### Material provided
════════
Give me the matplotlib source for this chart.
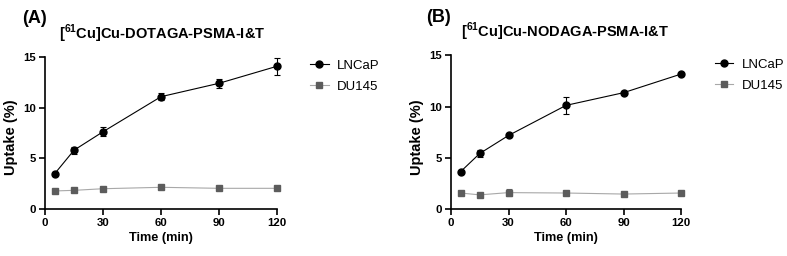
import matplotlib
matplotlib.use("Agg")
import matplotlib.pyplot as plt

plt.rcParams['font.family'] = ['Liberation Sans', 'DejaVu Sans']
plt.rcParams['mathtext.fontset'] = 'custom'
plt.rcParams['mathtext.rm'] = 'Liberation Sans'
plt.rcParams['mathtext.bf'] = 'Liberation Sans:bold'

time_min = [5, 15, 30, 60, 90, 120]

# Panel A: [61Cu]Cu-DOTAGA-PSMA-I&T
a_lncap = [3.48, 5.8, 7.62, 11.08, 12.4, 14.08]
a_lncap_err = [0.15, 0.33, 0.45, 0.35, 0.45, 0.85]
a_du145 = [1.78, 1.84, 2.0, 2.14, 2.04, 2.04]
a_du145_err = [0.08, 0.08, 0.1, 0.12, 0.08, 0.08]

# Panel B: [61Cu]Cu-NODAGA-PSMA-I&T
b_lncap = [3.64, 5.42, 7.18, 10.12, 11.36, 13.18]
b_lncap_err = [0.1, 0.3, 0.15, 0.8, 0.12, 0.12]
b_du145 = [1.56, 1.38, 1.6, 1.56, 1.46, 1.56]
b_du145_err = [0.2, 0.22, 0.32, 0.12, 0.08, 0.1]

x_ticks = [0, 30, 60, 90, 120]
y_ticks = [0, 5, 10, 15]

fig = plt.figure(figsize=(7.87, 2.56), dpi=100)

panels = [
    dict(rect=[0.0572, 0.1836, 0.2948, 0.594], label='(A)', lab_xy=(0.028, 0.927),
         title=r'[$^{\mathbf{61}}$Cu]Cu-DOTAGA-PSMA-I&T', title_xy=(0.206, 0.866),
         lncap=a_lncap, lncap_err=a_lncap_err, du=a_du145, du_err=a_du145_err,
         leg_xy=(0.394, 0.768)),
    dict(rect=[0.573, 0.1836, 0.2925, 0.600], label='(B)', lab_xy=(0.541, 0.933),
         title=r'[$^{\mathbf{61}}$Cu]Cu-NODAGA-PSMA-I&T', title_xy=(0.718, 0.876),
         lncap=b_lncap, lncap_err=b_lncap_err, du=b_du145, du_err=b_du145_err,
         leg_xy=(0.908, 0.772)),
]

for p in panels:
    ax = fig.add_axes(p['rect'])
    c1 = ax.errorbar(time_min, p['lncap'], yerr=p['lncap_err'], color='black', marker='o',
                     markersize=5, linewidth=0.8, elinewidth=0.8, capsize=2.5, capthick=0.8,
                     label='LNCaP', zorder=3)
    c2 = ax.errorbar(time_min, p['du'], yerr=p['du_err'], color='#a8a8a8', marker='s',
                     markerfacecolor='#5c5c5c', markeredgecolor='#5c5c5c', ecolor='#5c5c5c',
                     markersize=5, linewidth=0.8, elinewidth=0.8, capsize=2.5, capthick=0.8,
                     label='DU145', zorder=2)
    ax.set_xlim(0, 120)
    ax.set_ylim(0, 15)
    ax.set_xticks(x_ticks)
    ax.set_yticks(y_ticks)
    ax.spines['top'].set_visible(False)
    ax.spines['right'].set_visible(False)
    for s in ['left', 'bottom']:
        ax.spines[s].set_linewidth(1.2)
    ax.tick_params(axis='both', width=1.2, length=4, labelsize=8.2, pad=2.5)
    for lab in ax.get_xticklabels() + ax.get_yticklabels():
        lab.set_fontweight('bold')
    ax.set_xlabel('Time (min)', fontsize=9.2, fontweight='bold', labelpad=3)
    ax.set_ylabel('Uptake (%)', fontsize=10.5, fontweight='bold', labelpad=1)
    ax.yaxis.set_label_coords(-0.115, 0.47)
    for art in ax.get_children():
        try:
            art.set_clip_on(False)
        except Exception:
            pass
    fig.legend(handles=[c1[0], c2[0]], labels=['LNCaP', 'DU145'], loc='upper left',
               bbox_to_anchor=p['leg_xy'], bbox_transform=fig.transFigure, frameon=False,
               fontsize=9.5, handlelength=1.4, handletextpad=0.65, labelspacing=0.7,
               borderpad=0, borderaxespad=0)
    fig.text(p['lab_xy'][0], p['lab_xy'][1], p['label'], fontsize=13, fontweight='bold',
             ha='left', va='center')
    fig.text(p['title_xy'][0], p['title_xy'][1], p['title'], fontsize=10.5,
             fontweight='bold', ha='center', va='center')

fig.savefig('out.png', dpi=100)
════════
### Exercise
Every line that holds the word "matplotlib" should be extracted.

### Right answer
Give me the matplotlib source for this chart.
import matplotlib
matplotlib.use("Agg")
import matplotlib.pyplot as plt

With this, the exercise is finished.